__PROVIDED ENTRIES__:
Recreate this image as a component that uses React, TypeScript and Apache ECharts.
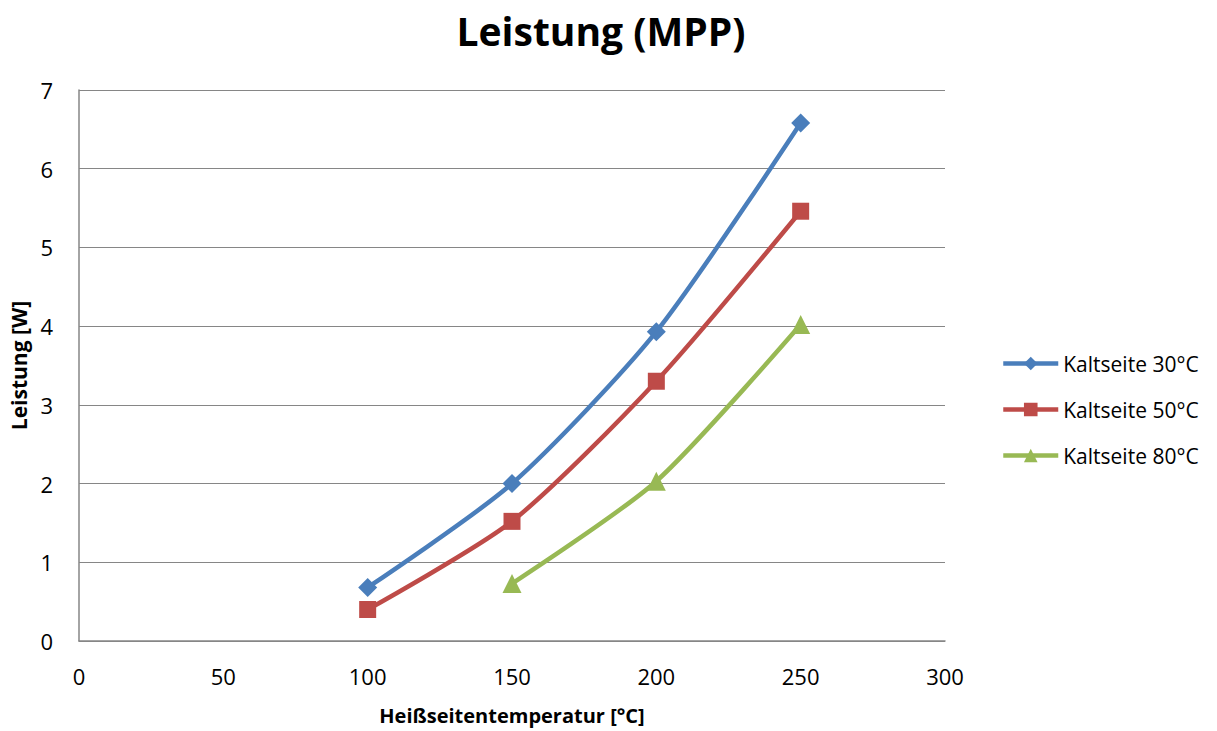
import React, { useEffect, useRef } from "react";
import * as echarts from "echarts";

const xValues = [100, 150, 200, 250];
const seriesNames = ["Kaltseite 30°C", "Kaltseite 50°C", "Kaltseite 80°C"];
const kalt30 = [0.68, 2.0, 3.93, 6.58];
const kalt50 = [0.4, 1.52, 3.3, 5.46];
const kalt80 = [null, 0.73, 2.03, 4.02];
const xTicks = [0, 50, 100, 150, 200, 250, 300];
const yTicks = [0, 1, 2, 3, 4, 5, 6, 7];

const FONT = "'Open Sans', 'Noto Sans', sans-serif";

export default function App() {
  const ref = useRef<HTMLDivElement>(null);
  useEffect(() => {
    if (!ref.current) return;
    const chart = echarts.init(ref.current, undefined, { renderer: "svg" });
    const mk = (vals: (number | null)[]) =>
      xValues.map((x, i) => [x, vals[i]]).filter((p) => p[1] !== null);
    const colors = ["#4A7EBB", "#BE4B48", "#98B954"];
    const symbols = ["diamond", "rect", "triangle"];
    const sizes = [19, 17, 19];
    const data = [kalt30, kalt50, kalt80];
    chart.setOption({
      animation: false,
      title: {
        text: "Leistung (MPP)",
        left: 596,
        textAlign: "center",
        top: 6,
        textStyle: { fontFamily: FONT, fontSize: 39, fontWeight: "bold", color: "#000" },
      },
      legend: {
        orient: "vertical",
        left: 996,
        top: 348,
        itemWidth: 55,
        itemHeight: 17,
        itemGap: 25,
        lineStyle: { width: 4.5 },
        textStyle: { fontFamily: FONT, fontSize: 21, color: "#000" },
        data: seriesNames,
      },
      grid: { left: 79, top: 90, right: 272, bottom: 90, containLabel: false, outerBoundsMode: "none" },
      xAxis: {
        type: "value",
        min: 0,
        max: 300,
        interval: 50,
        name: "Heißseitentemperatur [°C]",
        nameLocation: "middle",
        nameGap: 64,
        nameTextStyle: { fontFamily: FONT, fontSize: 20, fontWeight: "bold", color: "#000" },
        axisLine: { show: true, lineStyle: { color: "#868686", width: 1.5 } },
        axisTick: { show: false },
        axisLabel: {
          fontFamily: FONT,
          fontSize: 22,
          color: "#000",
          margin: 24,
          formatter: (v: number) => (xTicks.includes(v) ? String(v) : ""),
        },
        splitLine: { show: false },
      },
      yAxis: {
        type: "value",
        min: 0,
        max: 7,
        interval: 1,
        name: "Leistung [W]",
        nameLocation: "middle",
        nameGap: 50,
        nameTextStyle: { fontFamily: FONT, fontSize: 21, fontWeight: "bold", color: "#000" },
        axisLine: { show: true, lineStyle: { color: "#868686", width: 1.5 } },
        axisTick: { show: false },
        axisLabel: {
          fontFamily: FONT,
          fontSize: 22,
          color: "#000",
          margin: 26,
          formatter: (v: number) => (yTicks.includes(v) ? String(v) : ""),
        },
        splitLine: { show: true, lineStyle: { color: "#868686", width: 1 } },
      },
      series: seriesNames.map((name, i) => ({
        name,
        type: "line",
        smooth: 0.25,
        data: mk(data[i]),
        symbol: symbols[i],
        symbolSize: sizes[i],
        showSymbol: true,
        itemStyle: { color: colors[i] },
        lineStyle: { color: colors[i], width: 4.5 },
      })),
    });
    return () => chart.dispose();
  }, []);
  return <div ref={ref} style={{ width: 1217, height: 731, position: "absolute", left: 0, top: 0 }} />;
}
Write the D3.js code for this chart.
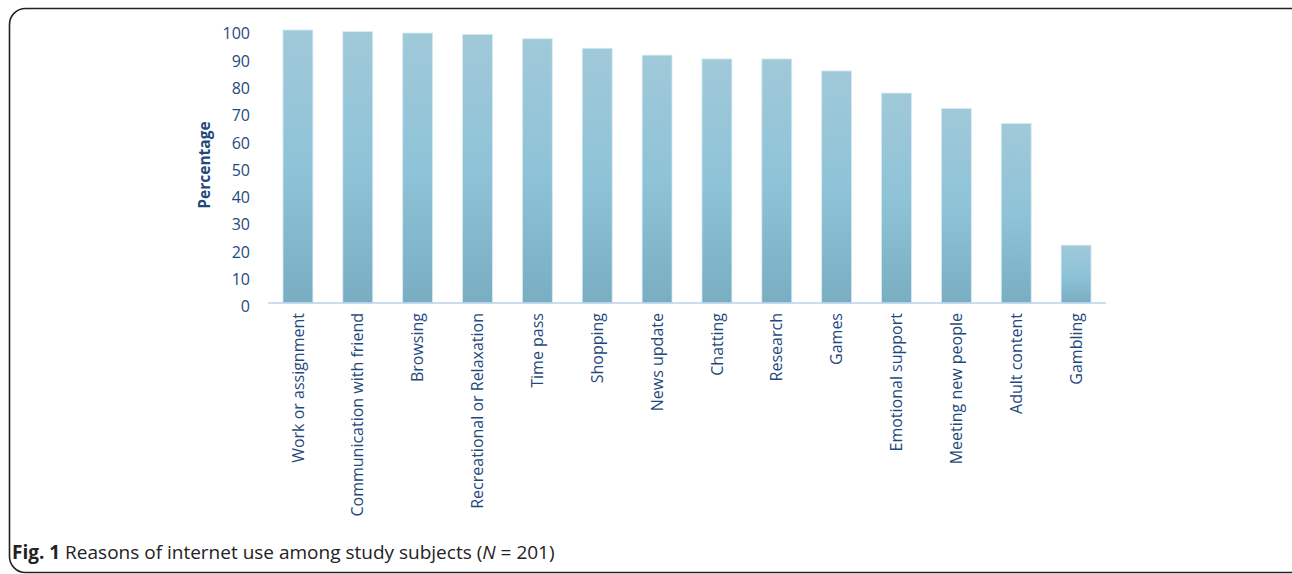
<!DOCTYPE html>
<html>
<head>
<meta charset="utf-8">
<script src="https://cdn.jsdelivr.net/npm/d3@7"></script>
<style>
  html, body { margin: 0; padding: 0; background: #fff; }
  svg { display: block; }
</style>
</head>
<body>
<svg id="chart" width="1292" height="574"></svg>
<script>
const categories = [
  "Work or assignment", "Communication with friend", "Browsing",
  "Recreational or Relaxation", "Time pass", "Shopping", "News update",
  "Chatting", "Research", "Games", "Emotional support",
  "Meeting new people", "Adult content", "Gambling"
];
const percentages = [100, 99.4, 98.9, 98.4, 96.8, 93.3, 90.8, 89.4, 89.4, 85.0, 76.9, 71.3, 65.8, 21.2];
const yTicks = [0, 10, 20, 30, 40, 50, 60, 70, 80, 90, 100];
const yTitle = "Percentage";
const captionBold = "Fig. 1";
const captionText = " Reasons of internet use among study subjects (";
const captionItalic = "N";
const captionEnd = " = 201)";

const svg = d3.select("#chart");
const textColor = "#1f497d";
const font = "'Open Sans', sans-serif";

// frame
svg.append("rect")
  .attr("x", 9.5).attr("y", 8.5)
  .attr("width", 1300).attr("height", 564)
  .attr("rx", 16).attr("ry", 16)
  .attr("fill", "none").attr("stroke", "#222").attr("stroke-width", 1.6);

const defs = svg.append("defs");
const grad = defs.append("linearGradient").attr("id", "barGrad")
  .attr("x1", 0).attr("y1", 0).attr("x2", 0).attr("y2", 1);
grad.append("stop").attr("offset", "0%").attr("stop-color", "#a0c9d9");
grad.append("stop").attr("offset", "50%").attr("stop-color", "#8fc3d7");
grad.append("stop").attr("offset", "100%").attr("stop-color", "#79adc2");

const x = d3.scaleBand().domain(categories).range([268, 1106]).paddingInner(0.5).paddingOuter(0.25);
const y = d3.scaleLinear().domain([0, 100]).range([303, 30]);

// bars
svg.append("g").selectAll("rect").data(categories).join("rect")
  .attr("x", d => x(d))
  .attr("y", (d, i) => y(percentages[i]))
  .attr("width", x.bandwidth())
  .attr("height", (d, i) => y(0) - y(percentages[i]))
  .attr("fill", "url(#barGrad)")
  .attr("stroke", "#d6ebf3").attr("stroke-width", 0.8);

// x axis
const xAxis = svg.append("g").attr("transform", `translate(0,${y(0)})`)
  .call(d3.axisBottom(x).tickSize(0).tickPadding(0));
xAxis.select(".domain").attr("stroke", "#b9d2ec").attr("stroke-width", 1.5)
  .attr("d", "M268,0H1106");
xAxis.selectAll(".tick text")
  .attr("transform", "rotate(-90)")
  .attr("text-anchor", "end")
  .attr("x", -10).attr("y", 0).attr("dy", "0.35em")
  .attr("fill", textColor)
  .style("font-family", font).style("font-size", "16px");

// y axis
const yAxis = svg.append("g").attr("transform", "translate(250,0)")
  .call(d3.axisLeft(y).tickValues(yTicks).tickSize(0).tickPadding(0));
yAxis.select(".domain").remove();
yAxis.selectAll(".tick text")
  .attr("dy", "0.55em")
  .attr("fill", textColor)
  .style("font-family", font).style("font-size", "16px");

// y title
svg.append("text")
  .attr("transform", "translate(210,165) rotate(-90)")
  .attr("text-anchor", "middle")
  .attr("fill", textColor)
  .style("font-family", font).style("font-size", "15.5px").style("font-weight", "bold")
  .text(yTitle);

// caption
const cap = svg.append("text")
  .attr("x", 12).attr("y", 559)
  .attr("fill", "#222")
  .style("font-family", font).style("font-size", "19px");
cap.append("tspan").style("font-weight", "bold").text(captionBold);
cap.append("tspan").text(captionText);
cap.append("tspan").style("font-style", "italic").text(captionItalic);
cap.append("tspan").text(captionEnd);
</script>
</body>
</html>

__STATED TASK__:
Reproduce the entries above word for word. Pictures stay out.

__THE RESPONSE__:
Recreate this image as a component that uses React, TypeScript and Apache ECharts.
import React, { useEffect, useRef } from "react";
import * as echarts from "echarts";

const xValues = [100, 150, 200, 250];
const seriesNames = ["Kaltseite 30°C", "Kaltseite 50°C", "Kaltseite 80°C"];
const kalt30 = [0.68, 2.0, 3.93, 6.58];
const kalt50 = [0.4, 1.52, 3.3, 5.46];
const kalt80 = [null, 0.73, 2.03, 4.02];
const xTicks = [0, 50, 100, 150, 200, 250, 300];
const yTicks = [0, 1, 2, 3, 4, 5, 6, 7];

const FONT = "'Open Sans', 'Noto Sans', sans-serif";

export default function App() {
  const ref = useRef<HTMLDivElement>(null);
  useEffect(() => {
    if (!ref.current) return;
    const chart = echarts.init(ref.current, undefined, { renderer: "svg" });
    const mk = (vals: (number | null)[]) =>
      xValues.map((x, i) => [x, vals[i]]).filter((p) => p[1] !== null);
    const colors = ["#4A7EBB", "#BE4B48", "#98B954"];
    const symbols = ["diamond", "rect", "triangle"];
    const sizes = [19, 17, 19];
    const data = [kalt30, kalt50, kalt80];
    chart.setOption({
      animation: false,
      title: {
        text: "Leistung (MPP)",
        left: 596,
        textAlign: "center",
        top: 6,
        textStyle: { fontFamily: FONT, fontSize: 39, fontWeight: "bold", color: "#000" },
      },
      legend: {
        orient: "vertical",
        left: 996,
        top: 348,
        itemWidth: 55,
        itemHeight: 17,
        itemGap: 25,
        lineStyle: { width: 4.5 },
        textStyle: { fontFamily: FONT, fontSize: 21, color: "#000" },
        data: seriesNames,
      },
      grid: { left: 79, top: 90, right: 272, bottom: 90, containLabel: false, outerBoundsMode: "none" },
      xAxis: {
        type: "value",
        min: 0,
        max: 300,
        interval: 50,
        name: "Heißseitentemperatur [°C]",
        nameLocation: "middle",
        nameGap: 64,
        nameTextStyle: { fontFamily: FONT, fontSize: 20, fontWeight: "bold", color: "#000" },
        axisLine: { show: true, lineStyle: { color: "#868686", width: 1.5 } },
        axisTick: { show: false },
        axisLabel: {
          fontFamily: FONT,
          fontSize: 22,
          color: "#000",
          margin: 24,
          formatter: (v: number) => (xTicks.includes(v) ? String(v) : ""),
        },
        splitLine: { show: false },
      },
      yAxis: {
        type: "value",
        min: 0,
        max: 7,
        interval: 1,
        name: "Leistung [W]",
        nameLocation: "middle",
        nameGap: 50,
        nameTextStyle: { fontFamily: FONT, fontSize: 21, fontWeight: "bold", color: "#000" },
        axisLine: { show: true, lineStyle: { color: "#868686", width: 1.5 } },
        axisTick: { show: false },
        axisLabel: {
          fontFamily: FONT,
          fontSize: 22,
          color: "#000",
          margin: 26,
          formatter: (v: number) => (yTicks.includes(v) ? String(v) : ""),
        },
        splitLine: { show: true, lineStyle: { color: "#868686", width: 1 } },
      },
      series: seriesNames.map((name, i) => ({
        name,
        type: "line",
        smooth: 0.25,
        data: mk(data[i]),
        symbol: symbols[i],
        symbolSize: sizes[i],
        showSymbol: true,
        itemStyle: { color: colors[i] },
        lineStyle: { color: colors[i], width: 4.5 },
      })),
    });
    return () => chart.dispose();
  }, []);
  return <div ref={ref} style={{ width: 1217, height: 731, position: "absolute", left: 0, top: 0 }} />;
}
Write the D3.js code for this chart.
<!DOCTYPE html>
<html>
<head>
<meta charset="utf-8">
<script src="https://cdn.jsdelivr.net/npm/d3@7"></script>
<style>
  html, body { margin: 0; padding: 0; background: #fff; }
  svg { display: block; }
</style>
</head>
<body>
<svg id="chart" width="1292" height="574"></svg>
<script>
const categories = [
  "Work or assignment", "Communication with friend", "Browsing",
  "Recreational or Relaxation", "Time pass", "Shopping", "News update",
  "Chatting", "Research", "Games", "Emotional support",
  "Meeting new people", "Adult content", "Gambling"
];
const percentages = [100, 99.4, 98.9, 98.4, 96.8, 93.3, 90.8, 89.4, 89.4, 85.0, 76.9, 71.3, 65.8, 21.2];
const yTicks = [0, 10, 20, 30, 40, 50, 60, 70, 80, 90, 100];
const yTitle = "Percentage";
const captionBold = "Fig. 1";
const captionText = " Reasons of internet use among study subjects (";
const captionItalic = "N";
const captionEnd = " = 201)";

const svg = d3.select("#chart");
const textColor = "#1f497d";
const font = "'Open Sans', sans-serif";

// frame
svg.append("rect")
  .attr("x", 9.5).attr("y", 8.5)
  .attr("width", 1300).attr("height", 564)
  .attr("rx", 16).attr("ry", 16)
  .attr("fill", "none").attr("stroke", "#222").attr("stroke-width", 1.6);

const defs = svg.append("defs");
const grad = defs.append("linearGradient").attr("id", "barGrad")
  .attr("x1", 0).attr("y1", 0).attr("x2", 0).attr("y2", 1);
grad.append("stop").attr("offset", "0%").attr("stop-color", "#a0c9d9");
grad.append("stop").attr("offset", "50%").attr("stop-color", "#8fc3d7");
grad.append("stop").attr("offset", "100%").attr("stop-color", "#79adc2");

const x = d3.scaleBand().domain(categories).range([268, 1106]).paddingInner(0.5).paddingOuter(0.25);
const y = d3.scaleLinear().domain([0, 100]).range([303, 30]);

// bars
svg.append("g").selectAll("rect").data(categories).join("rect")
  .attr("x", d => x(d))
  .attr("y", (d, i) => y(percentages[i]))
  .attr("width", x.bandwidth())
  .attr("height", (d, i) => y(0) - y(percentages[i]))
  .attr("fill", "url(#barGrad)")
  .attr("stroke", "#d6ebf3").attr("stroke-width", 0.8);

// x axis
const xAxis = svg.append("g").attr("transform", `translate(0,${y(0)})`)
  .call(d3.axisBottom(x).tickSize(0).tickPadding(0));
xAxis.select(".domain").attr("stroke", "#b9d2ec").attr("stroke-width", 1.5)
  .attr("d", "M268,0H1106");
xAxis.selectAll(".tick text")
  .attr("transform", "rotate(-90)")
  .attr("text-anchor", "end")
  .attr("x", -10).attr("y", 0).attr("dy", "0.35em")
  .attr("fill", textColor)
  .style("font-family", font).style("font-size", "16px");

// y axis
const yAxis = svg.append("g").attr("transform", "translate(250,0)")
  .call(d3.axisLeft(y).tickValues(yTicks).tickSize(0).tickPadding(0));
yAxis.select(".domain").remove();
yAxis.selectAll(".tick text")
  .attr("dy", "0.55em")
  .attr("fill", textColor)
  .style("font-family", font).style("font-size", "16px");

// y title
svg.append("text")
  .attr("transform", "translate(210,165) rotate(-90)")
  .attr("text-anchor", "middle")
  .attr("fill", textColor)
  .style("font-family", font).style("font-size", "15.5px").style("font-weight", "bold")
  .text(yTitle);

// caption
const cap = svg.append("text")
  .attr("x", 12).attr("y", 559)
  .attr("fill", "#222")
  .style("font-family", font).style("font-size", "19px");
cap.append("tspan").style("font-weight", "bold").text(captionBold);
cap.append("tspan").text(captionText);
cap.append("tspan").style("font-style", "italic").text(captionItalic);
cap.append("tspan").text(captionEnd);
</script>
</body>
</html>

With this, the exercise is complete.